╭──

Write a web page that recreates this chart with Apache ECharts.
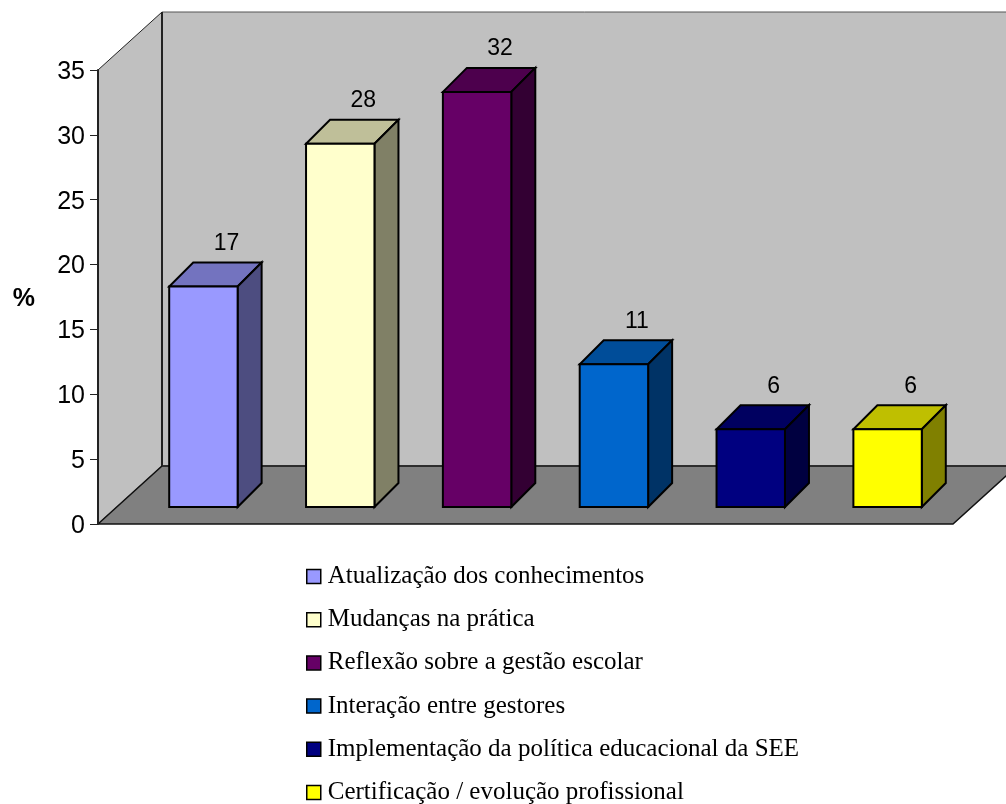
<!DOCTYPE html>
<html>
<head>
<meta charset="utf-8">
<style>html,body{margin:0;padding:0;background:#fff}#chart{width:1006px;height:804px}</style>
<script src="https://cdn.jsdelivr.net/npm/echarts@6/dist/echarts.min.js"></script>
</head>
<body>
<div id="chart"></div>
<script>
// Survey answers, in percent
const categories = [
  'Atualização dos conhecimentos',
  'Mudanças na prática',
  'Reflexão sobre a gestão escolar',
  'Interação entre gestores',
  'Implementação da política educacional da SEE',
  'Certificação / evolução profissional'
];
const percentages = [17, 28, 32, 11, 6, 6];
const palette = ['#9999FF', '#FFFFCC', '#660066', '#0066CC', '#000080', '#FFFF00'];
const tickStep = 5;
const axisMax = 35;

// Perspective offsets of the box: room depth and bar depth
const ROOM_DX = 64, ROOM_DY = -58;
const BAR_DEPTH = 24;

function shade(hex, k) {
  const n = parseInt(hex.slice(1), 16);
  const c = [n >> 16, (n >> 8) & 255, n & 255].map(v => Math.round(v * k));
  return 'rgb(' + c.join(',') + ')';
}

function poly(points, fill, stroke, width) {
  return {
    type: 'polygon',
    shape: { points: points },
    style: { fill: fill, stroke: stroke, lineWidth: width, lineJoin: 'miter' }
  };
}

// Side wall, back wall and floor of the chart box
function renderRoom(params) {
  const g = params.coordSys;
  const l = g.x, r = g.x + g.width, t = g.y, b = g.y + g.height;
  const dx = ROOM_DX, dy = ROOM_DY;
  return {
    type: 'group',
    children: [
      poly([[l + dx, t + dy], [r + dx, t + dy], [r + dx, b + dy], [l + dx, b + dy]], '#C0C0C0', '#555', 1),
      poly([[l, t], [l + dx, t + dy], [l + dx, b + dy], [l, b]], '#C0C0C0', '#222', 1),
      poly([[l, b], [l + dx, b + dy], [r + dx, b + dy], [r, b]], '#808080', '#111', 1.5),
      { type: 'line', shape: { x1: l + dx, y1: t + dy, x2: l + dx, y2: b + dy }, style: { stroke: '#222', lineWidth: 2 } }
    ]
  };
}

// One three-dimensional column: front, top and side faces plus its value label
function renderColumn(params, api) {
  const cat = api.value(0), val = api.value(1);
  const top = api.coord([cat, val]);
  const base = api.coord([cat, 0]);
  const w = api.size([1, 0])[0] * 0.5;
  const x0 = top[0] - w / 2, x1 = top[0] + w / 2;
  const y0 = top[1], y1 = base[1];
  const d = BAR_DEPTH;
  const color = palette[params.seriesIndex - 1];
  return {
    type: 'group',
    children: [
      poly([[x0, y0], [x1, y0], [x1 + d, y0 - d], [x0 + d, y0 - d]], shade(color, 0.75), '#000', 2),
      poly([[x1, y0], [x1 + d, y0 - d], [x1 + d, y1 - d], [x1, y1]], shade(color, 0.5), '#000', 2),
      poly([[x0, y0], [x1, y0], [x1, y1], [x0, y1]], color, '#000', 2),
      {
        type: 'text',
        style: {
          x: top[0] + d - 1,
          y: y0 - d - 19,
          text: String(val),
          fill: '#000',
          font: '23px "Liberation Sans"',
          align: 'center',
          verticalAlign: 'middle'
        }
      }
    ]
  };
}

const columnSeries = categories.map((name, i) => ({
  name: name,
  type: 'custom',
  xAxisIndex: 1,
  yAxisIndex: 1,
  z: 4,
  silent: true,
  itemStyle: { color: palette[i] },
  encode: { x: 0, y: 1 },
  data: [[i, percentages[i]]],
  renderItem: renderColumn
}));

const chart = echarts.init(document.getElementById('chart'), null, { renderer: 'canvas' });
chart.setOption({
  animation: false,
  backgroundColor: '#fff',
  // Front plane of the box, plane of the columns, and the tick-label plane
  grid: [
    { left: 98, top: 70, width: 855, height: 454, outerBoundsMode: 'none' },
    { left: 135, top: 53, width: 821, height: 454, outerBoundsMode: 'none' },
    { left: 98, top: 72, width: 855, height: 454, outerBoundsMode: 'none' }
  ],
  xAxis: [
    { type: 'category', gridIndex: 0, data: categories, show: false },
    { type: 'category', gridIndex: 1, data: categories, show: false },
    { type: 'category', gridIndex: 2, data: categories, show: false }
  ],
  yAxis: [
    {
      type: 'value', gridIndex: 0, min: 0, max: axisMax, interval: tickStep, z: 3,
      axisLine: { show: true, lineStyle: { color: '#222', width: 2 } },
      axisTick: { show: true, length: 8, lineStyle: { color: '#222', width: 1 } },
      axisLabel: { show: false },
      splitLine: { show: false }
    },
    { type: 'value', gridIndex: 1, min: 0, max: axisMax, interval: tickStep, show: false, splitLine: { show: false } },
    {
      type: 'value', gridIndex: 2, min: 0, max: axisMax, interval: tickStep, z: 3,
      name: '%', nameLocation: 'middle', nameRotate: 0, nameGap: 63,
      nameTextStyle: { fontFamily: 'Liberation Sans', fontWeight: 'bold', fontSize: 25, color: '#000' },
      axisLine: { show: false },
      axisTick: { show: false },
      axisLabel: { fontFamily: 'Liberation Sans', fontSize: 25, color: '#000', margin: 13 },
      splitLine: { show: false }
    }
  ],
  legend: {
    data: categories,
    orient: 'vertical',
    left: 301,
    top: 559,
    height: 245,
    itemWidth: 14,
    itemHeight: 14,
    itemGap: 18.2,
    icon: 'rect',
    selectedMode: false,
    itemStyle: { borderColor: '#000', borderWidth: 1.5 },
    textStyle: { fontFamily: 'Liberation Serif', fontSize: 25, color: '#000', padding: [0, 0, 0, 2] }
  },
  series: [
    {
      name: 'room',
      type: 'custom',
      xAxisIndex: 0,
      yAxisIndex: 0,
      z: 1,
      silent: true,
      data: [[0, 0]],
      renderItem: renderRoom
    }
  ].concat(columnSeries)
});
</script>
</body>
</html>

╰──

All of the data needs repeating exactly, but the pictures do not.

* _FULL SOLUTION_
Write a web page that recreates this chart with Apache ECharts.
<!DOCTYPE html>
<html>
<head>
<meta charset="utf-8">
<style>html,body{margin:0;padding:0;background:#fff}#chart{width:1006px;height:804px}</style>
<script src="https://cdn.jsdelivr.net/npm/echarts@6/dist/echarts.min.js"></script>
</head>
<body>
<div id="chart"></div>
<script>
// Survey answers, in percent
const categories = [
  'Atualização dos conhecimentos',
  'Mudanças na prática',
  'Reflexão sobre a gestão escolar',
  'Interação entre gestores',
  'Implementação da política educacional da SEE',
  'Certificação / evolução profissional'
];
const percentages = [17, 28, 32, 11, 6, 6];
const palette = ['#9999FF', '#FFFFCC', '#660066', '#0066CC', '#000080', '#FFFF00'];
const tickStep = 5;
const axisMax = 35;

// Perspective offsets of the box: room depth and bar depth
const ROOM_DX = 64, ROOM_DY = -58;
const BAR_DEPTH = 24;

function shade(hex, k) {
  const n = parseInt(hex.slice(1), 16);
  const c = [n >> 16, (n >> 8) & 255, n & 255].map(v => Math.round(v * k));
  return 'rgb(' + c.join(',') + ')';
}

function poly(points, fill, stroke, width) {
  return {
    type: 'polygon',
    shape: { points: points },
    style: { fill: fill, stroke: stroke, lineWidth: width, lineJoin: 'miter' }
  };
}

// Side wall, back wall and floor of the chart box
function renderRoom(params) {
  const g = params.coordSys;
  const l = g.x, r = g.x + g.width, t = g.y, b = g.y + g.height;
  const dx = ROOM_DX, dy = ROOM_DY;
  return {
    type: 'group',
    children: [
      poly([[l + dx, t + dy], [r + dx, t + dy], [r + dx, b + dy], [l + dx, b + dy]], '#C0C0C0', '#555', 1),
      poly([[l, t], [l + dx, t + dy], [l + dx, b + dy], [l, b]], '#C0C0C0', '#222', 1),
      poly([[l, b], [l + dx, b + dy], [r + dx, b + dy], [r, b]], '#808080', '#111', 1.5),
      { type: 'line', shape: { x1: l + dx, y1: t + dy, x2: l + dx, y2: b + dy }, style: { stroke: '#222', lineWidth: 2 } }
    ]
  };
}

// One three-dimensional column: front, top and side faces plus its value label
function renderColumn(params, api) {
  const cat = api.value(0), val = api.value(1);
  const top = api.coord([cat, val]);
  const base = api.coord([cat, 0]);
  const w = api.size([1, 0])[0] * 0.5;
  const x0 = top[0] - w / 2, x1 = top[0] + w / 2;
  const y0 = top[1], y1 = base[1];
  const d = BAR_DEPTH;
  const color = palette[params.seriesIndex - 1];
  return {
    type: 'group',
    children: [
      poly([[x0, y0], [x1, y0], [x1 + d, y0 - d], [x0 + d, y0 - d]], shade(color, 0.75), '#000', 2),
      poly([[x1, y0], [x1 + d, y0 - d], [x1 + d, y1 - d], [x1, y1]], shade(color, 0.5), '#000', 2),
      poly([[x0, y0], [x1, y0], [x1, y1], [x0, y1]], color, '#000', 2),
      {
        type: 'text',
        style: {
          x: top[0] + d - 1,
          y: y0 - d - 19,
          text: String(val),
          fill: '#000',
          font: '23px "Liberation Sans"',
          align: 'center',
          verticalAlign: 'middle'
        }
      }
    ]
  };
}

const columnSeries = categories.map((name, i) => ({
  name: name,
  type: 'custom',
  xAxisIndex: 1,
  yAxisIndex: 1,
  z: 4,
  silent: true,
  itemStyle: { color: palette[i] },
  encode: { x: 0, y: 1 },
  data: [[i, percentages[i]]],
  renderItem: renderColumn
}));

const chart = echarts.init(document.getElementById('chart'), null, { renderer: 'canvas' });
chart.setOption({
  animation: false,
  backgroundColor: '#fff',
  // Front plane of the box, plane of the columns, and the tick-label plane
  grid: [
    { left: 98, top: 70, width: 855, height: 454, outerBoundsMode: 'none' },
    { left: 135, top: 53, width: 821, height: 454, outerBoundsMode: 'none' },
    { left: 98, top: 72, width: 855, height: 454, outerBoundsMode: 'none' }
  ],
  xAxis: [
    { type: 'category', gridIndex: 0, data: categories, show: false },
    { type: 'category', gridIndex: 1, data: categories, show: false },
    { type: 'category', gridIndex: 2, data: categories, show: false }
  ],
  yAxis: [
    {
      type: 'value', gridIndex: 0, min: 0, max: axisMax, interval: tickStep, z: 3,
      axisLine: { show: true, lineStyle: { color: '#222', width: 2 } },
      axisTick: { show: true, length: 8, lineStyle: { color: '#222', width: 1 } },
      axisLabel: { show: false },
      splitLine: { show: false }
    },
    { type: 'value', gridIndex: 1, min: 0, max: axisMax, interval: tickStep, show: false, splitLine: { show: false } },
    {
      type: 'value', gridIndex: 2, min: 0, max: axisMax, interval: tickStep, z: 3,
      name: '%', nameLocation: 'middle', nameRotate: 0, nameGap: 63,
      nameTextStyle: { fontFamily: 'Liberation Sans', fontWeight: 'bold', fontSize: 25, color: '#000' },
      axisLine: { show: false },
      axisTick: { show: false },
      axisLabel: { fontFamily: 'Liberation Sans', fontSize: 25, color: '#000', margin: 13 },
      splitLine: { show: false }
    }
  ],
  legend: {
    data: categories,
    orient: 'vertical',
    left: 301,
    top: 559,
    height: 245,
    itemWidth: 14,
    itemHeight: 14,
    itemGap: 18.2,
    icon: 'rect',
    selectedMode: false,
    itemStyle: { borderColor: '#000', borderWidth: 1.5 },
    textStyle: { fontFamily: 'Liberation Serif', fontSize: 25, color: '#000', padding: [0, 0, 0, 2] }
  },
  series: [
    {
      name: 'room',
      type: 'custom',
      xAxisIndex: 0,
      yAxisIndex: 0,
      z: 1,
      silent: true,
      data: [[0, 0]],
      renderItem: renderRoom
    }
  ].concat(columnSeries)
});
</script>
</body>
</html>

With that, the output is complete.